Transcribe every line exactly. Leave the pictures behind.

• • • • •

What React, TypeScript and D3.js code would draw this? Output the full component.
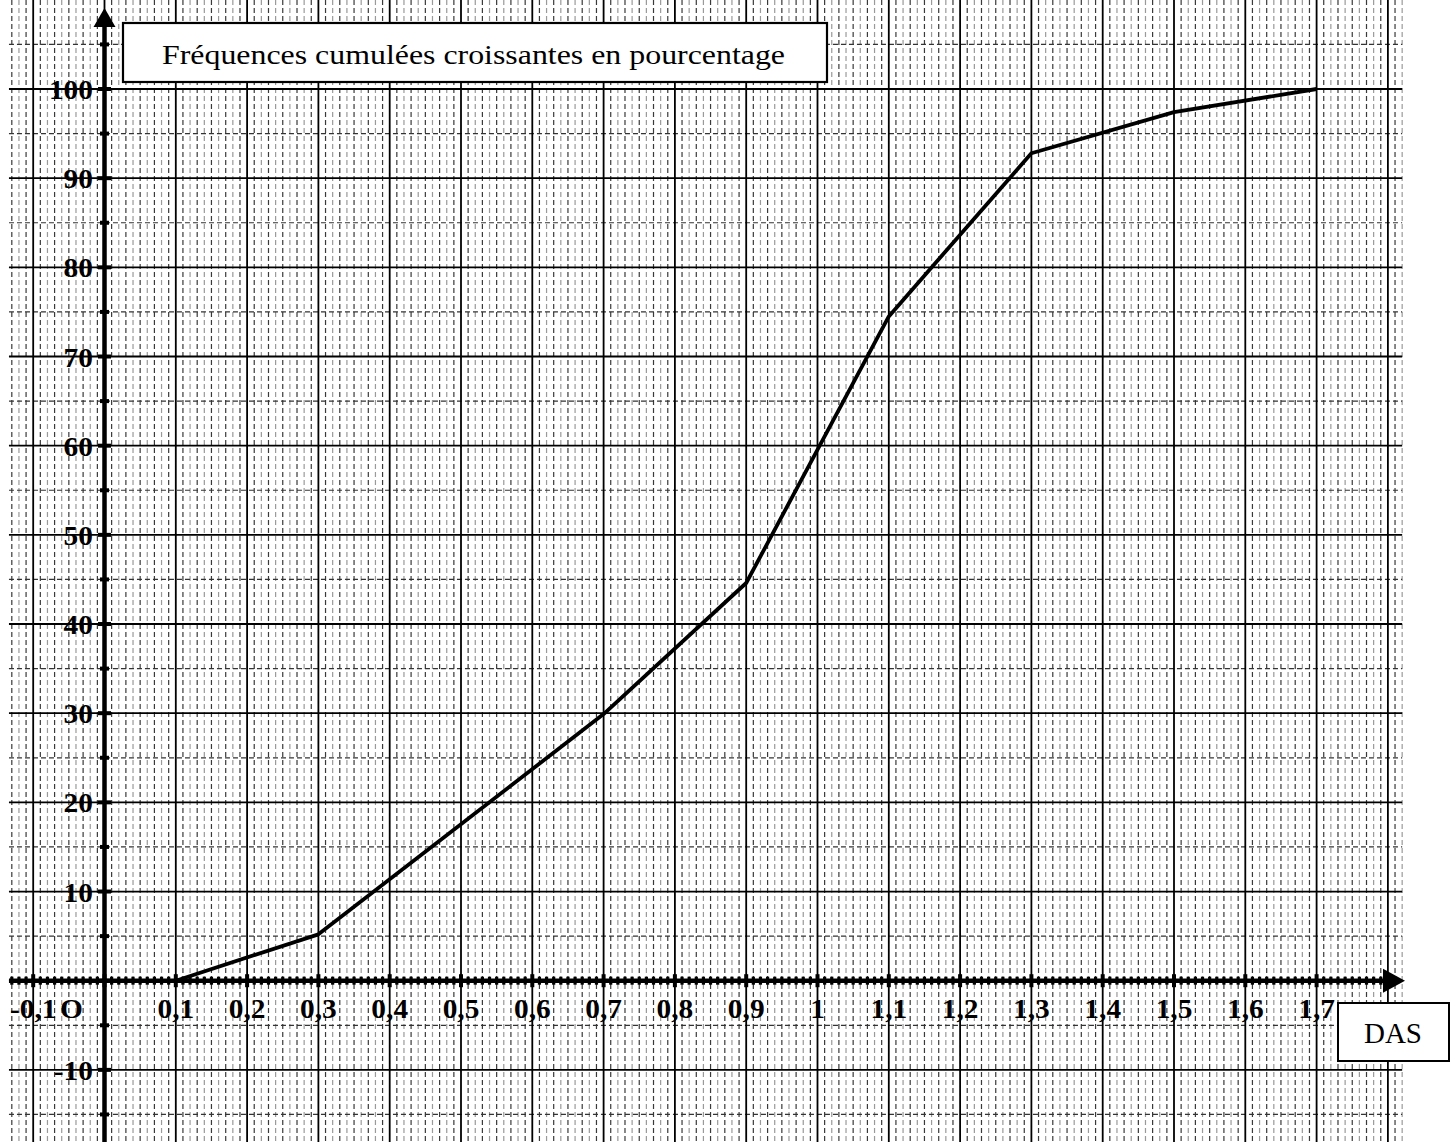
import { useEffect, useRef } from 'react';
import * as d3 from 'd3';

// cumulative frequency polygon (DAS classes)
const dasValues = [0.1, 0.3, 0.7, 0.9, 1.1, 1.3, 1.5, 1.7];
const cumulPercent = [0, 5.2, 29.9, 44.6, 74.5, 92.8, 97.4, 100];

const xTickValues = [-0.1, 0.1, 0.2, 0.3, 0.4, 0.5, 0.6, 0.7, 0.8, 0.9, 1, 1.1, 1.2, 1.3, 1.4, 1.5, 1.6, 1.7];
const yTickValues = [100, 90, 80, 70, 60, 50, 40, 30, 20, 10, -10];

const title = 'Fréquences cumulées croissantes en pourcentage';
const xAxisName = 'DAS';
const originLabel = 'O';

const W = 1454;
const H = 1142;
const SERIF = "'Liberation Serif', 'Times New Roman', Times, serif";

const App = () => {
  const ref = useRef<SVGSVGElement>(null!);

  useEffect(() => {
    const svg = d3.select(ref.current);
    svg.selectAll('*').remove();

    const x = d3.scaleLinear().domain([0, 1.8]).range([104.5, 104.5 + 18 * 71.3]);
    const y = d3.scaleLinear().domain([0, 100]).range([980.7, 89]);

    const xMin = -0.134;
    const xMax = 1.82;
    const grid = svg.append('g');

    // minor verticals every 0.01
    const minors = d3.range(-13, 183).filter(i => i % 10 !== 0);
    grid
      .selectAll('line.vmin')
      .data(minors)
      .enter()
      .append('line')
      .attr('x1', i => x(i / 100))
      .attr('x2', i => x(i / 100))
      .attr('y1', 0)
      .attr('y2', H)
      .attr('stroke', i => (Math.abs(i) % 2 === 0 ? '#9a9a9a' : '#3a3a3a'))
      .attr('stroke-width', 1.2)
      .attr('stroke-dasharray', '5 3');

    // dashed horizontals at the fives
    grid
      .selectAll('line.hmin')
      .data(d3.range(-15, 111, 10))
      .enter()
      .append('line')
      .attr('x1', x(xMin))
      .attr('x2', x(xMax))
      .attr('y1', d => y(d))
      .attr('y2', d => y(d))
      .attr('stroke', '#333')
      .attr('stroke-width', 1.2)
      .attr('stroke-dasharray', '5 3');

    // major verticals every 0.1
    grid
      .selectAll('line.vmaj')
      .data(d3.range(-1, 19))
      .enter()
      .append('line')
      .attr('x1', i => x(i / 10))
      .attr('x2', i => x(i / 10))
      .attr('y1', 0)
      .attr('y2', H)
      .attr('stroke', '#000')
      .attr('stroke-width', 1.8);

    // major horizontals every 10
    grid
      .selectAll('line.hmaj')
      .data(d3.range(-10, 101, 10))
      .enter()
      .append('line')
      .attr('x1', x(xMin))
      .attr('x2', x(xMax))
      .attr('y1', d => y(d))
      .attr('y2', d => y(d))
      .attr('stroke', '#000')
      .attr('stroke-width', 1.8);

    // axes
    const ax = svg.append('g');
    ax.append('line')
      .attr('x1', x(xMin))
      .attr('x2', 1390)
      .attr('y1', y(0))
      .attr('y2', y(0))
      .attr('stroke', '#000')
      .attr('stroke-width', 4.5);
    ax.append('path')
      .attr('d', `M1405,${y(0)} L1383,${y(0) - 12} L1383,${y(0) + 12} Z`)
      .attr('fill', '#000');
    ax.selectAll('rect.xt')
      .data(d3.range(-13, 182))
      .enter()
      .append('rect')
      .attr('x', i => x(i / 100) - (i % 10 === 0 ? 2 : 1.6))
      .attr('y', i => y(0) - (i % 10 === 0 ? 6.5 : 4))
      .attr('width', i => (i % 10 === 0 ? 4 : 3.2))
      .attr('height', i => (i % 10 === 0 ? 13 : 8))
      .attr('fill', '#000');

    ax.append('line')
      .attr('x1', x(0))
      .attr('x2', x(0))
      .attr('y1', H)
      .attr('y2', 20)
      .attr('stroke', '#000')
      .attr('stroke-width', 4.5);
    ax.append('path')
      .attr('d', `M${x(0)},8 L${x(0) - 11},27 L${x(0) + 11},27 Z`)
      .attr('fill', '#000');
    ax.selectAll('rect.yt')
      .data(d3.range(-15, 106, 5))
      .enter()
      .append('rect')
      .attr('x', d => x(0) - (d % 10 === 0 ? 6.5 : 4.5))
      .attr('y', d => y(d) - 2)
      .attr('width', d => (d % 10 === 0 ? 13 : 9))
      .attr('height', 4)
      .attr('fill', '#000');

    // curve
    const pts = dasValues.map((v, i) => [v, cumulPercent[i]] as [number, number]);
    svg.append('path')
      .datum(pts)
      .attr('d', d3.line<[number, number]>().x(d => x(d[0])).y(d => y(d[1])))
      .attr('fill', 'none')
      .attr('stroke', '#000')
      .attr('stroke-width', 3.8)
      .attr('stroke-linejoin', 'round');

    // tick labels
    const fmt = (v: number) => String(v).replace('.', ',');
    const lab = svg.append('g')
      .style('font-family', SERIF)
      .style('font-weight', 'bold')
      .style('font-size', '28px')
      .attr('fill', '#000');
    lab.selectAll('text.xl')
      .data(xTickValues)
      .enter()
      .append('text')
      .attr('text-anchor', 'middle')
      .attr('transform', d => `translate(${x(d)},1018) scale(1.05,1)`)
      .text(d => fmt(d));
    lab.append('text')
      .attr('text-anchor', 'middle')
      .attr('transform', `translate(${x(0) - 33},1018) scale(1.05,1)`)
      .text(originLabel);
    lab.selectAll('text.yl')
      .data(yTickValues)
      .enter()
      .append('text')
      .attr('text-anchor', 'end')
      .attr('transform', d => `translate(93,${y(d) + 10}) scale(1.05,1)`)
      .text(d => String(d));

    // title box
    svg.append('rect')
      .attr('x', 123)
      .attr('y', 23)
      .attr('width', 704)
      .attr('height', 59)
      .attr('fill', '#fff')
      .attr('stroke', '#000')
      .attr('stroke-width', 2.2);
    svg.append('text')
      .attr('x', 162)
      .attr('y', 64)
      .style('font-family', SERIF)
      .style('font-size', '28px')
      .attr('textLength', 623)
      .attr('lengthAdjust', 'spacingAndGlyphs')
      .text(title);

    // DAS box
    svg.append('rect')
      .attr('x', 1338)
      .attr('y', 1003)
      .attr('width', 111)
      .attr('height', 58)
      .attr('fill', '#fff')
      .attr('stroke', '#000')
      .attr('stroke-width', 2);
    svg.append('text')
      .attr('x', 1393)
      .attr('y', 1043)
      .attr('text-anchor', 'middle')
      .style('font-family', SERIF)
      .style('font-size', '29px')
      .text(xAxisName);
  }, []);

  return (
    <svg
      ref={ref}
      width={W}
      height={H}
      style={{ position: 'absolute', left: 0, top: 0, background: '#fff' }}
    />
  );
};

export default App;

• • • • •

## Expected answer
What React, TypeScript and D3.js code would draw this? Output the full component.
import { useEffect, useRef } from 'react';
import * as d3 from 'd3';

// cumulative frequency polygon (DAS classes)
const dasValues = [0.1, 0.3, 0.7, 0.9, 1.1, 1.3, 1.5, 1.7];
const cumulPercent = [0, 5.2, 29.9, 44.6, 74.5, 92.8, 97.4, 100];

const xTickValues = [-0.1, 0.1, 0.2, 0.3, 0.4, 0.5, 0.6, 0.7, 0.8, 0.9, 1, 1.1, 1.2, 1.3, 1.4, 1.5, 1.6, 1.7];
const yTickValues = [100, 90, 80, 70, 60, 50, 40, 30, 20, 10, -10];

const title = 'Fréquences cumulées croissantes en pourcentage';
const xAxisName = 'DAS';
const originLabel = 'O';

const W = 1454;
const H = 1142;
const SERIF = "'Liberation Serif', 'Times New Roman', Times, serif";

const App = () => {
  const ref = useRef<SVGSVGElement>(null!);

  useEffect(() => {
    const svg = d3.select(ref.current);
    svg.selectAll('*').remove();

    const x = d3.scaleLinear().domain([0, 1.8]).range([104.5, 104.5 + 18 * 71.3]);
    const y = d3.scaleLinear().domain([0, 100]).range([980.7, 89]);

    const xMin = -0.134;
    const xMax = 1.82;
    const grid = svg.append('g');

    // minor verticals every 0.01
    const minors = d3.range(-13, 183).filter(i => i % 10 !== 0);
    grid
      .selectAll('line.vmin')
      .data(minors)
      .enter()
      .append('line')
      .attr('x1', i => x(i / 100))
      .attr('x2', i => x(i / 100))
      .attr('y1', 0)
      .attr('y2', H)
      .attr('stroke', i => (Math.abs(i) % 2 === 0 ? '#9a9a9a' : '#3a3a3a'))
      .attr('stroke-width', 1.2)
      .attr('stroke-dasharray', '5 3');

    // dashed horizontals at the fives
    grid
      .selectAll('line.hmin')
      .data(d3.range(-15, 111, 10))
      .enter()
      .append('line')
      .attr('x1', x(xMin))
      .attr('x2', x(xMax))
      .attr('y1', d => y(d))
      .attr('y2', d => y(d))
      .attr('stroke', '#333')
      .attr('stroke-width', 1.2)
      .attr('stroke-dasharray', '5 3');

    // major verticals every 0.1
    grid
      .selectAll('line.vmaj')
      .data(d3.range(-1, 19))
      .enter()
      .append('line')
      .attr('x1', i => x(i / 10))
      .attr('x2', i => x(i / 10))
      .attr('y1', 0)
      .attr('y2', H)
      .attr('stroke', '#000')
      .attr('stroke-width', 1.8);

    // major horizontals every 10
    grid
      .selectAll('line.hmaj')
      .data(d3.range(-10, 101, 10))
      .enter()
      .append('line')
      .attr('x1', x(xMin))
      .attr('x2', x(xMax))
      .attr('y1', d => y(d))
      .attr('y2', d => y(d))
      .attr('stroke', '#000')
      .attr('stroke-width', 1.8);

    // axes
    const ax = svg.append('g');
    ax.append('line')
      .attr('x1', x(xMin))
      .attr('x2', 1390)
      .attr('y1', y(0))
      .attr('y2', y(0))
      .attr('stroke', '#000')
      .attr('stroke-width', 4.5);
    ax.append('path')
      .attr('d', `M1405,${y(0)} L1383,${y(0) - 12} L1383,${y(0) + 12} Z`)
      .attr('fill', '#000');
    ax.selectAll('rect.xt')
      .data(d3.range(-13, 182))
      .enter()
      .append('rect')
      .attr('x', i => x(i / 100) - (i % 10 === 0 ? 2 : 1.6))
      .attr('y', i => y(0) - (i % 10 === 0 ? 6.5 : 4))
      .attr('width', i => (i % 10 === 0 ? 4 : 3.2))
      .attr('height', i => (i % 10 === 0 ? 13 : 8))
      .attr('fill', '#000');

    ax.append('line')
      .attr('x1', x(0))
      .attr('x2', x(0))
      .attr('y1', H)
      .attr('y2', 20)
      .attr('stroke', '#000')
      .attr('stroke-width', 4.5);
    ax.append('path')
      .attr('d', `M${x(0)},8 L${x(0) - 11},27 L${x(0) + 11},27 Z`)
      .attr('fill', '#000');
    ax.selectAll('rect.yt')
      .data(d3.range(-15, 106, 5))
      .enter()
      .append('rect')
      .attr('x', d => x(0) - (d % 10 === 0 ? 6.5 : 4.5))
      .attr('y', d => y(d) - 2)
      .attr('width', d => (d % 10 === 0 ? 13 : 9))
      .attr('height', 4)
      .attr('fill', '#000');

    // curve
    const pts = dasValues.map((v, i) => [v, cumulPercent[i]] as [number, number]);
    svg.append('path')
      .datum(pts)
      .attr('d', d3.line<[number, number]>().x(d => x(d[0])).y(d => y(d[1])))
      .attr('fill', 'none')
      .attr('stroke', '#000')
      .attr('stroke-width', 3.8)
      .attr('stroke-linejoin', 'round');

    // tick labels
    const fmt = (v: number) => String(v).replace('.', ',');
    const lab = svg.append('g')
      .style('font-family', SERIF)
      .style('font-weight', 'bold')
      .style('font-size', '28px')
      .attr('fill', '#000');
    lab.selectAll('text.xl')
      .data(xTickValues)
      .enter()
      .append('text')
      .attr('text-anchor', 'middle')
      .attr('transform', d => `translate(${x(d)},1018) scale(1.05,1)`)
      .text(d => fmt(d));
    lab.append('text')
      .attr('text-anchor', 'middle')
      .attr('transform', `translate(${x(0) - 33},1018) scale(1.05,1)`)
      .text(originLabel);
    lab.selectAll('text.yl')
      .data(yTickValues)
      .enter()
      .append('text')
      .attr('text-anchor', 'end')
      .attr('transform', d => `translate(93,${y(d) + 10}) scale(1.05,1)`)
      .text(d => String(d));

    // title box
    svg.append('rect')
      .attr('x', 123)
      .attr('y', 23)
      .attr('width', 704)
      .attr('height', 59)
      .attr('fill', '#fff')
      .attr('stroke', '#000')
      .attr('stroke-width', 2.2);
    svg.append('text')
      .attr('x', 162)
      .attr('y', 64)
      .style('font-family', SERIF)
      .style('font-size', '28px')
      .attr('textLength', 623)
      .attr('lengthAdjust', 'spacingAndGlyphs')
      .text(title);

    // DAS box
    svg.append('rect')
      .attr('x', 1338)
      .attr('y', 1003)
      .attr('width', 111)
      .attr('height', 58)
      .attr('fill', '#fff')
      .attr('stroke', '#000')
      .attr('stroke-width', 2);
    svg.append('text')
      .attr('x', 1393)
      .attr('y', 1043)
      .attr('text-anchor', 'middle')
      .style('font-family', SERIF)
      .style('font-size', '29px')
      .text(xAxisName);
  }, []);

  return (
    <svg
      ref={ref}
      width={W}
      height={H}
      style={{ position: 'absolute', left: 0, top: 0, background: '#fff' }}
    />
  );
};

export default App;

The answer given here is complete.